Will you be with me when the moon is bright?

Will you be with me when the moon is bright? October 28, 2015

• “A Letter To Rand Paul: Stop Using Fake Founding Fathers Quotes.” But if real history won’t allow itself to be used for his agenda, then what else is he supposed to do?

• Surprised Randall Munroe doesn’t know the knuckle trick. (Make a fist. Now, start at one end and count off the months using the knuckles and the little dips between your knuckles for each one: “January, February, March, April …” When you get to the other side, start over in the opposite direction — or start over from the beginning in the same direction, doesn’t matter. The knuckle-months are all 31 days. The little dip-months are all less than that. You’re welcome.)

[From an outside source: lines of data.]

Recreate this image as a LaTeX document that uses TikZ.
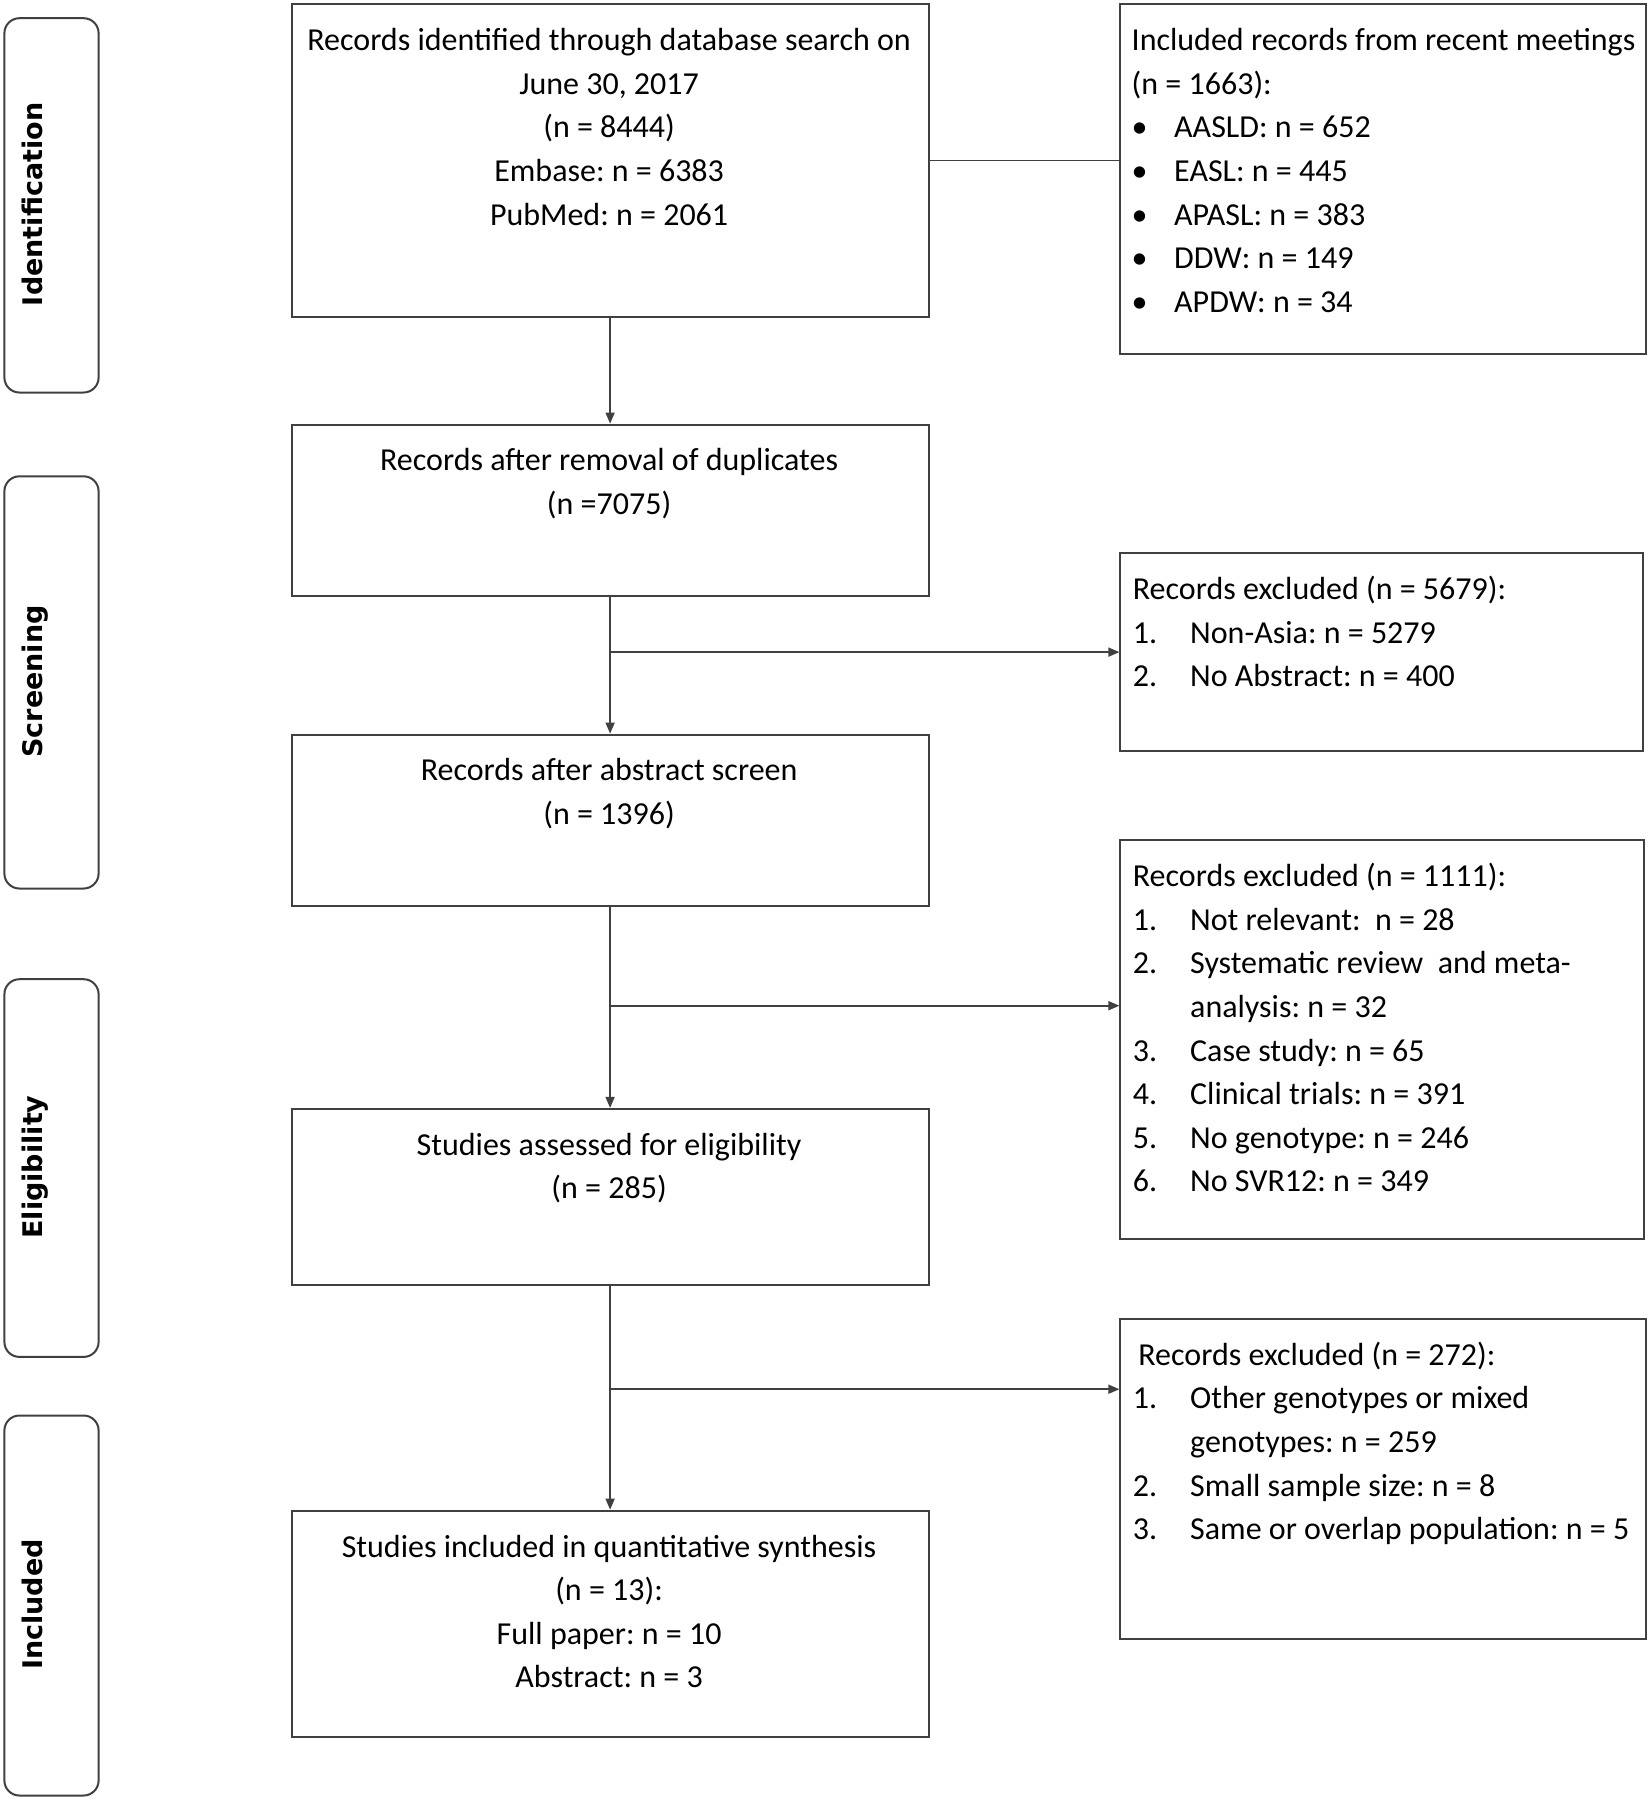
\documentclass[tikz,border=0pt]{standalone}
\usepackage{fontspec}
\setmainfont{Carlito}
\newfontfamily\sidefont{DejaVu Sans}
\usetikzlibrary{arrows.meta}
\definecolor{lc}{HTML}{404040}
\newcommand\bodyfont{\fontsize{32}{43.6}\selectfont\frenchspacing}
\newcommand\sidelabelfont{\sidefont\bfseries\fontsize{27}{30}\selectfont}
\begin{document}
\begin{tikzpicture}[x=1pt,y=-1pt,
  box/.style={draw=lc, line width=2pt, rectangle, inner sep=0pt, anchor=north west},
  side/.style={draw=lc, line width=2pt, rounded corners=15pt, inner sep=0pt, anchor=north west, minimum width=94.2pt},
  ctext/.style={inner sep=0pt, anchor=base, font=\bodyfont},
  ltext/.style={inner sep=0pt, anchor=base west, font=\bodyfont},
  slabel/.style={inner sep=0pt, anchor=base, rotate=90, font=\sidelabelfont},
  arr/.style={draw=lc, line width=1.6pt, -{Triangle[length=11pt,width=9pt]}},
  ln/.style={draw=lc, line width=1.6pt}]
\useasboundingbox (0,0) rectangle (1651,1800);
% side phase boxes
\node[side, minimum height=374.3pt] (sid) at (3.4,17.2) {};
\node[side, minimum height=412.2pt] (sscr) at (3.4,475.3) {};
\node[side, minimum height=377.7pt] (selig) at (3.4,978.2) {};
\node[side, minimum height=380pt] (sinc) at (3.4,1414.5) {};
\node[slabel] (lid) at (42.5,204.4) {Identification};
\node[slabel] (lscr) at (42.5,681.4) {Screening};
\node[slabel] (lelig) at (42.5,1167) {Eligibility};
\node[slabel] (linc) at (42.5,1604.5) {Included};
% main boxes
\node[box, minimum width=637.2pt, minimum height=312.3pt] (b1) at (290.5,3.4) {};
\node[box, minimum width=637.2pt, minimum height=171.1pt] (b2) at (290.5,423.6) {};
\node[box, minimum width=637.2pt, minimum height=171.1pt] (b3) at (290.5,733.6) {};
\node[box, minimum width=637.2pt, minimum height=175.7pt] (b4) at (290.5,1107.9) {};
\node[box, minimum width=637.2pt, minimum height=226.2pt] (b5) at (290.5,1509.7) {};
% right boxes
\node[box, minimum width=525.8pt, minimum height=349.1pt] (r1) at (1119.4,3.4) {};
\node[box, minimum width=522.4pt, minimum height=197.5pt] (r2) at (1119.4,552.2) {};
\node[box, minimum width=523.6pt, minimum height=398.4pt] (r3) at (1119.4,839.3) {};
\node[box, minimum width=525.8pt, minimum height=320.4pt] (r4) at (1119.4,1318) {};
% main texts
\node[ctext] (t1) at (609.1,50.7) {\begin{tabular}[t]{@{}c@{}}Records identified through database search on\\ June 30, 2017\\ (n = 8444)\\ Embase: n = 6383\\ PubMed: n = 2061\end{tabular}};
\node[ctext] (t2) at (609.1,470.9) {\begin{tabular}[t]{@{}c@{}}Records after removal of duplicates\\ (n =7075)\end{tabular}};
\node[ctext] (t3) at (609.1,780.9) {\begin{tabular}[t]{@{}c@{}}Records after abstract screen\\ (n = 1396)\end{tabular}};
\node[ctext] (t4) at (609.1,1155.2) {\begin{tabular}[t]{@{}c@{}}Studies assessed for eligibility\\ (n = 285)\end{tabular}};
\node[ctext] (t5) at (609.1,1557) {\begin{tabular}[t]{@{}c@{}}Studies included in quantitative synthesis\\ (n = 13):\\ Full paper: n = 10\\ Abstract: n = 3\end{tabular}};
% right texts
\node[ltext] (u1) at (1131.5,50.7) {\begin{tabular}[t]{@{}p{42.5pt}@{}l@{}}
\multicolumn{2}{@{}l@{}}{Included records from recent meetings}\\
\multicolumn{2}{@{}l@{}}{(n = 1663):}\\
\textbullet & AASLD: n = 652\\
\textbullet & EASL: n = 445\\
\textbullet & APASL: n = 383\\
\textbullet & DDW: n = 149\\
\textbullet & APDW: n = 34
\end{tabular}};
\node[ltext] (u2) at (1132.7,599.5) {\begin{tabular}[t]{@{}p{57.3pt}@{}l@{}}
\multicolumn{2}{@{}l@{}}{Records excluded (n = 5679):}\\
1. & Non-Asia: n = 5279\\
2. & No Abstract: n = 400
\end{tabular}};
\node[ltext] (u3) at (1132.7,886.6) {\begin{tabular}[t]{@{}p{57.3pt}@{}l@{}}
\multicolumn{2}{@{}l@{}}{Records excluded (n = 1111):}\\
1. & Not relevant:\ \ n = 28\\
2. & Systematic review\ \ and meta-\\
 & analysis: n = 32\\
3. & Case study: n = 65\\
4. & Clinical trials: n = 391\\
5. & No genotype: n = 246\\
6. & No SVR12: n = 349
\end{tabular}};
\node[ltext] (u4) at (1132.7,1365.3) {\begin{tabular}[t]{@{}p{57.3pt}@{}l@{}}
\multicolumn{2}{@{}l@{}}{\hspace{5.5pt}Records excluded (n = 272):}\\
1. & Other genotypes or mixed\\
 & genotypes: n = 259\\
2. & Small sample size: n = 8\\
3. & Same or overlap population: n = 5
\end{tabular}};
% connectors
\coordinate (j2) at (609.1,652.1);
\coordinate (j3) at (609.1,1005.7);
\coordinate (j4) at (609.1,1389.2);
\draw[arr] (b1.south) -- (b2.north);
\draw[arr] (b2.south) -- (b3.north);
\draw[arr] (b3.south) -- (b4.north);
\draw[arr] (b4.south) -- (b5.north);
\draw[ln] (b1.east) -- (b1.east -| r1.west);
\draw[arr] (j2) -- (j2 -| r2.west);
\draw[arr] (j3) -- (j3 -| r3.west);
\draw[arr] (j4) -- (j4 -| r4.west);
\end{tikzpicture}
\end{document}
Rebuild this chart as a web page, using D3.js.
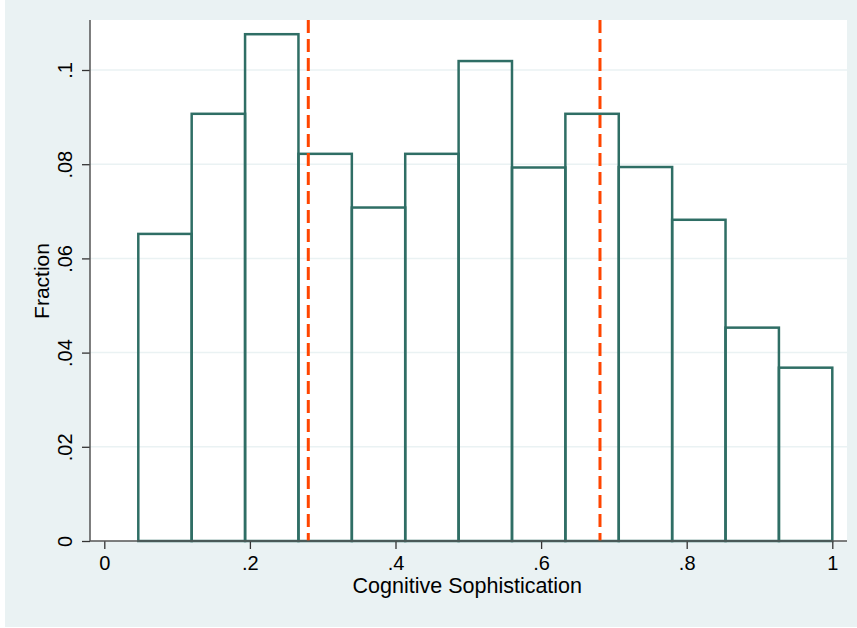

LBCover2• Thanks to Chris D. and the folks who directed me to the Wayback Machine, the new Left Behind Index is now 100-percent complete, with working links to every post on Left Behind, Tribulation Force, and the first two movies with Gordon Currie (and also Kirk Cameron).

On a related note: It saddens me to see that Gordon Currie hasn’t worked in film or television since 2009. He’s fun to watch as the Antichrist in those awful Left Behind movies, where he made what was probably the only choice available to him — scenery-chewing camp. I hope he’s working on stage somewhere doing theater with better scripts and not, like, selling cars at his brother-in-law’s dealership or something.

• “Defunded Planned Parenthood Reassures Supporters It Has Enough Fetus Cash To Keep Going.”

• Religion & Politics interviews Brantley W. Gasaway on “The Political Legacy of Progressive Evangelicals.” Gasaway, a religious studies professor at Bucknell University, is the author of Progressive Evangelicals and the Pursuit of Social Justice. That’s probably a better title than what I would’ve called it, “A History of Everybody Fred Worked for in the 1990s.”

The interview, like the book, offers an insightful and honest look at the legacy and future prospects of this small but commendable strain of white American evangelical Christianity.

• Alex Palmer profiles “The Vanishing Mysteries of the Ghost Club,” the “world’s oldest paranormal research organization.”

This bit resonated with me as a former member of the white evangelical subculture and tribe: “The gulf between the Club’s reflexive defensiveness and stated passion for open-minded inquiry can generate an awkward dissonance.” That gets at why I kept seeing parallels between this story and all those “millennials leaving the church in droves” articles about the “rise of the nones.”

And this fact strikes me as a parable or a metaphor or some kind of sermon fodder: “The group’s original brief was to expose fraudulent mediums and clairvoyants by applying experimental rigor to supposedly otherworldly powers.”

Mainly, though, reading about the decline of the Ghost Club reminded me of this tweet from Stephen Judkins: “It’s crazy that once personal video recorders became ubiquitous UFOs stopped visiting Earth and cops started brutalizing people all the time.”